• Written instruction: Skipping all pictures, set down the lines of the listing from the first through the one with "import pandas as pd".

• Dataset extract:
▼

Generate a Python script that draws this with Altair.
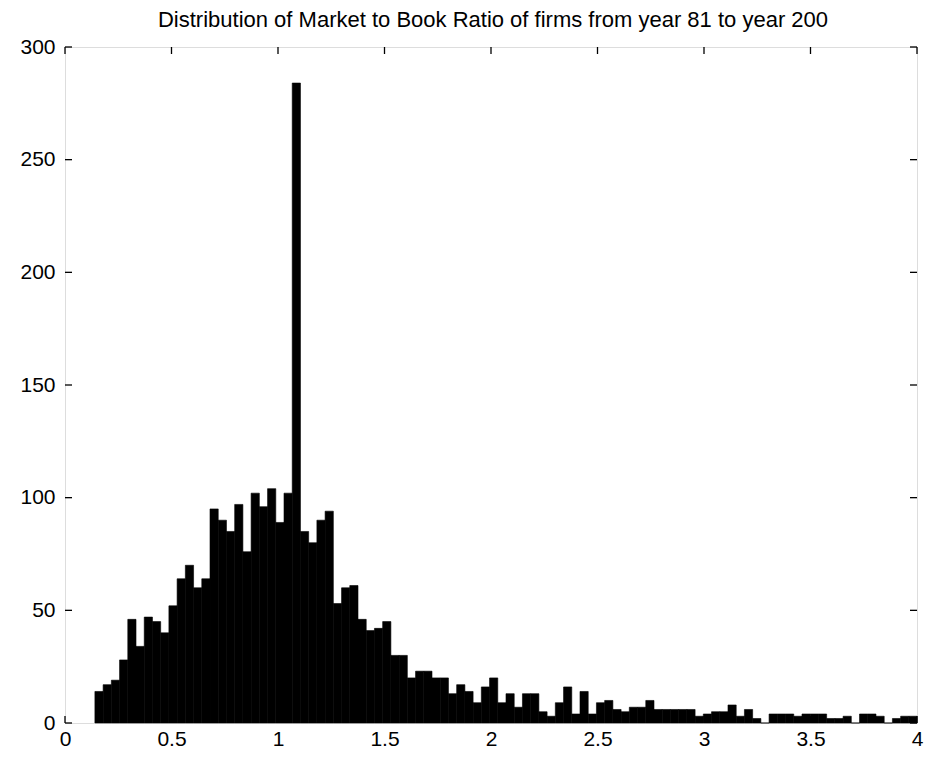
import altair as alt
import pandas as pd

# Histogram counts (100 equal bins)
counts = [14, 17, 19, 28, 46, 34, 47, 45, 40, 52,
          64, 70, 60, 64, 95, 90, 85, 97, 76, 102,
          96, 104, 89, 102, 284, 85, 80, 90, 94, 53,
          60, 61, 46, 41, 42, 45, 30, 30, 20, 23,
          23, 20, 20, 13, 17, 14, 9, 16, 20, 9,
          13, 7, 13, 13, 5, 3, 9, 16, 4, 14,
          4, 9, 10, 6, 5, 7, 7, 10, 6, 6,
          6, 6, 6, 3, 4, 5, 5, 8, 3, 6,
          2, 0, 4, 4, 4, 3, 4, 4, 4, 2,
          2, 3, 0, 4, 4, 3, 0, 2, 3, 3]
bin_lo = 0.1404
bin_w = 0.0386

x_ticks = [0, 0.5, 1, 1.5, 2, 2.5, 3, 3.5, 4]
y_ticks = [0, 50, 100, 150, 200, 250, 300]

title = ["Distribution of Market to Book Ratio of firms from year 81 to year 200"]

W, H = 852, 676
TL = 7

df = pd.DataFrame({
    "x0": [bin_lo + i * bin_w for i in range(len(counts))],
    "x1": [bin_lo + (i + 1) * bin_w for i in range(len(counts))],
    "count": counts,
})
xt = pd.DataFrame({"v": x_ticks})
yt = pd.DataFrame({"v": y_ticks})
tt = pd.DataFrame({"t": title})

xs = alt.Scale(domain=[0, 4], nice=False, zero=False)
ys = alt.Scale(domain=[0, 300], nice=False)

font = "Liberation Sans"

bars = alt.Chart(df).mark_rect(color="black", stroke="black", strokeWidth=0.6).encode(
    x=alt.X("x0:Q", scale=xs,
            axis=alt.Axis(values=x_ticks, format="~g", title=None, ticks=False,
                          domain=False, grid=False, labelFontSize=21, labelFont=font,
                          labelColor="black", labelPadding=5, labelFlush=False)),
    x2="x1:Q",
    y=alt.Y("count:Q", scale=ys,
            axis=alt.Axis(values=y_ticks, title=None, ticks=False, domain=False,
                          grid=False, labelFontSize=21, labelFont=font,
                          labelColor="black", labelPadding=10, labelFlush=False)),
    y2=alt.datum(0),
)

tick_style = dict(color="black", strokeWidth=1.3)
bx = alt.Chart(xt).mark_rule(**tick_style).encode(
    x=alt.X("v:Q", scale=xs), y=alt.value(H), y2=alt.value(H - TL))
tx = alt.Chart(xt).mark_rule(**tick_style).encode(
    x=alt.X("v:Q", scale=xs), y=alt.value(0), y2=alt.value(TL))
ly = alt.Chart(yt).mark_rule(**tick_style).encode(
    y=alt.Y("v:Q", scale=ys), x=alt.value(0), x2=alt.value(TL))
ry = alt.Chart(yt).mark_rule(**tick_style).encode(
    y=alt.Y("v:Q", scale=ys), x=alt.value(W), x2=alt.value(W - TL))

ttl = alt.Chart(tt).mark_text(font=font, fontSize=22, color="black", align="center",
                              baseline="alphabetic").encode(
    text="t:N", x=alt.value(W / 2 + 2), y=alt.value(-20))

chart = alt.layer(bars, bx, tx, ly, ry, ttl).properties(
    width=W, height=H,
    padding={"left": 57, "top": 39, "right": 7, "bottom": 25},
    autosize=alt.AutoSizeParams(type="none"),
).configure_view(stroke="black", strokeWidth=1.6).configure(background="white")

chart.save("out.html", embed_options={"renderer": "svg", "actions": False})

▲

• Correct response:
Generate a Python script that draws this with Altair.
import altair as alt
import pandas as pd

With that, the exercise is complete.